Pervasive barriers restrict women’s participation in science and technology fields even in the wealthiest nations, says a new report. Susan Elan finds out more
The presence of women in the fields of science, technology and innovation remains significantly lower than for men, including in some of the world’s wealthiest regions, according to new research.
A study (National Assessments and Benchmarking of Gender, Science, Technology and Innovation) assessed the level of support, opportunities and participation of women in science in the world’s leading knowledge-based economies: the European Union, the USA, Brazil, South Africa, India, Korea and Indonesia.
Despite efforts to give women greater access to education in science and technology in some countries, the research shows they are still significantly under-represented in many degree programmes, especially in engineering, physics and computer science. But even with improved access to science and technology education, women have not increased their numbers in the workforce, the study finds. In fact, in some countries, including the USA, the number of women in the science and technology workforce is declining.
Key findings of the study include:
- Opportunity inequality: Women have less access to resources — such as property, financing, technology and education — needed to support active engagement in science. As a result, their presence in employment, entrepreneurship and research is lower than men’s.

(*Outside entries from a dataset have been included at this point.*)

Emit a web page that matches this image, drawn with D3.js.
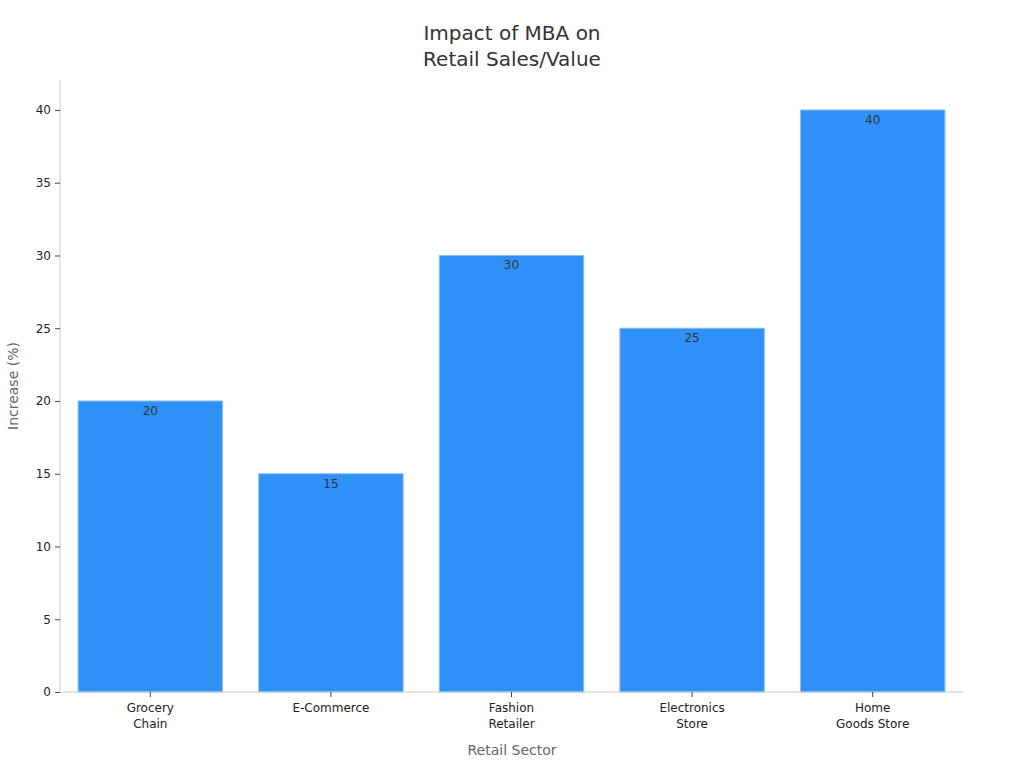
<!DOCTYPE html>
<html><head><meta charset="utf-8">
<script src="https://cdn.jsdelivr.net/npm/d3@7/dist/d3.min.js"></script>
<style>body{margin:0;background:#fff}text{font-family:"DejaVu Sans",sans-serif}</style>
</head><body><svg id="c" width="1024" height="768"></svg>
<script>
const categories = [["Grocery","Chain"],["E-Commerce"],["Fashion","Retailer"],["Electronics","Store"],["Home","Goods Store"]];
const values = [20,15,30,25,40];
const yTicks = [0,5,10,15,20,25,30,35,40];

const svg = d3.select("#c");
const m = {l:60, r:963, t:80, b:692};
const x = d3.scaleBand().domain(d3.range(values.length)).range([m.l,m.r]).paddingInner(0.2).paddingOuter(0.1);
const y = d3.scaleLinear().domain([0,42.06]).range([m.b,m.t]);

svg.selectAll("rect.bar").data(values).join("rect")
  .attr("x",(d,i)=>x(i)).attr("width",x.bandwidth())
  .attr("y",d=>y(d)).attr("height",d=>y(0)-y(d))
  .attr("fill","#2f91f5").attr("stroke","#8cc0f7").attr("stroke-width",1);

svg.selectAll("text.val").data(values).join("text")
  .attr("x",(d,i)=>x(i)+x.bandwidth()/2).attr("y",d=>y(d)+14)
  .attr("text-anchor","middle").attr("font-size",12).attr("fill","#333").text(d=>d);

const ya = svg.append("g").attr("transform",`translate(${m.l},0)`)
  .call(d3.axisLeft(y).tickValues(yTicks).tickSize(5).tickPadding(4));
ya.selectAll("text").attr("font-size",12).attr("fill","#222").style("font-family","DejaVu Sans");
ya.selectAll("line").attr("stroke","#444");
ya.select(".domain").attr("stroke","#ccc").attr("d",`M0,${m.t}V${m.b}`);

const xa = svg.append("g").attr("transform",`translate(0,${m.b})`)
  .call(d3.axisBottom(x).tickSize(5).tickFormat(""));
xa.selectAll("line").attr("stroke","#444");
xa.select(".domain").attr("stroke","#ccc").attr("d",`M${m.l},0H${m.r}`);
xa.selectAll(".tick").each(function(d){
  const t = d3.select(this).append("text").attr("fill","#222").attr("font-size",12).attr("text-anchor","middle");
  categories[d].forEach((s,k)=>t.append("tspan").attr("x",0).attr("y",20+k*16).text(s));
});

svg.append("text").attr("x",512).attr("y",40).attr("text-anchor","middle").attr("font-size",20).attr("fill","#333").text("Impact of MBA on");
svg.append("text").attr("x",512).attr("y",66).attr("text-anchor","middle").attr("font-size",20).attr("fill","#333").text("Retail Sales/Value");
svg.append("text").attr("x",512).attr("y",755).attr("text-anchor","middle").attr("font-size",14).attr("fill","#666").text("Retail Sector");
svg.append("text").attr("transform","translate(18,386) rotate(-90)").attr("text-anchor","middle").attr("font-size",14).attr("fill","#666").text("Increase (%)");
</script></body></html>
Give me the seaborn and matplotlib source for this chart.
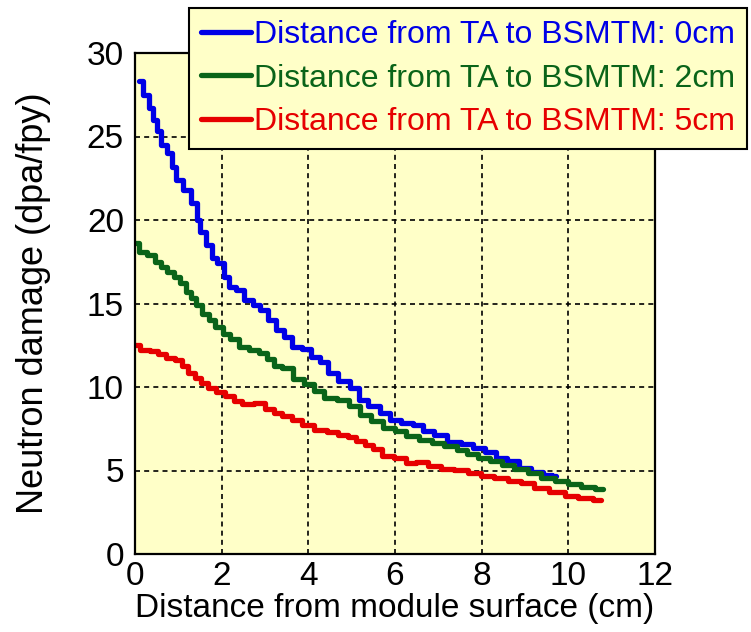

- Variations among scientific disciplines: Female participation in biological, medical and life sciences is very high — above 50 per cent in some countries. However, in physics, computer sciences and engineering, the participation rate of women is less than 30 per cent in most countries.
- Contributions to decision making: Women have low rates (about 12 per cent) of participation in decision-making in science, in universities and in the corporate sector. South Africa is the exception with a rate of 28 per cent in 2010.
- Health and social status correlations: Women born in countries that accord them low social status and consequently insufficient health care, begin life with disadvantages that are difficult to overcome. These challenges persist as women strive to gain education and build professional lives, even when nations like India try to put supportive policies in place.
'This is an equity issue,' commented Sophia Huyer, lead researcher and executive director of Women in Global Science & Technology (WIGSAT). 'Women are not having access to professional and income opportunities. In addition, we are missing out on the enormous potential that women represent because they are not participating in how the science and technology sectors are being designed and how they will affect the life of a country.'
The study found that, even when women enrol in science and technology programmes, as many as 30 per cent drop out due to lack of flexible work hours and child care. Quality health care, financial resources, higher social and economic status, more significant roles in government and politics are also needed to help woman achieve parity in the fields of science, technology and innovation.
'Women have greater parity in countries with government policies that support childcare, equal pay, flexible work and gender mainstreaming,' Huyer explained.
In ranking the seven largest knowledge-based economies for gender equality, the study took into account health, social and economic status, access to resources and opportunity; societal policies such as childcare, equal pay, flexible work hours; and participation in decision making.
The European Union ranked first overall. Brazil took first place for women's participation in science, technology and innovation due to its progressive social policies that include state-funded tuition. Korea ranked first in health and life expectancy but last in women’s economic status. Even women who are educated are rarely found in public life or in management in the private sector.
India ranked the lowest overall among the countries surveyed, largely as a result of women’s low social and educational status.
The USA ranked second overall, but came in near the bottom of the countries surveyed in terms of women’s health and consistency of social policies on maternity leave, child care, birth control and abortion.
'If the USA focused on some of these issues to allow women to participate more effectively, maybe the economy would be in better shape than it is now,' Huyer observed.
The study was conducted by the Organization for Women in Science for the Developing World (OWSD) with the aid of a 2010 Elsevier Foundation grant.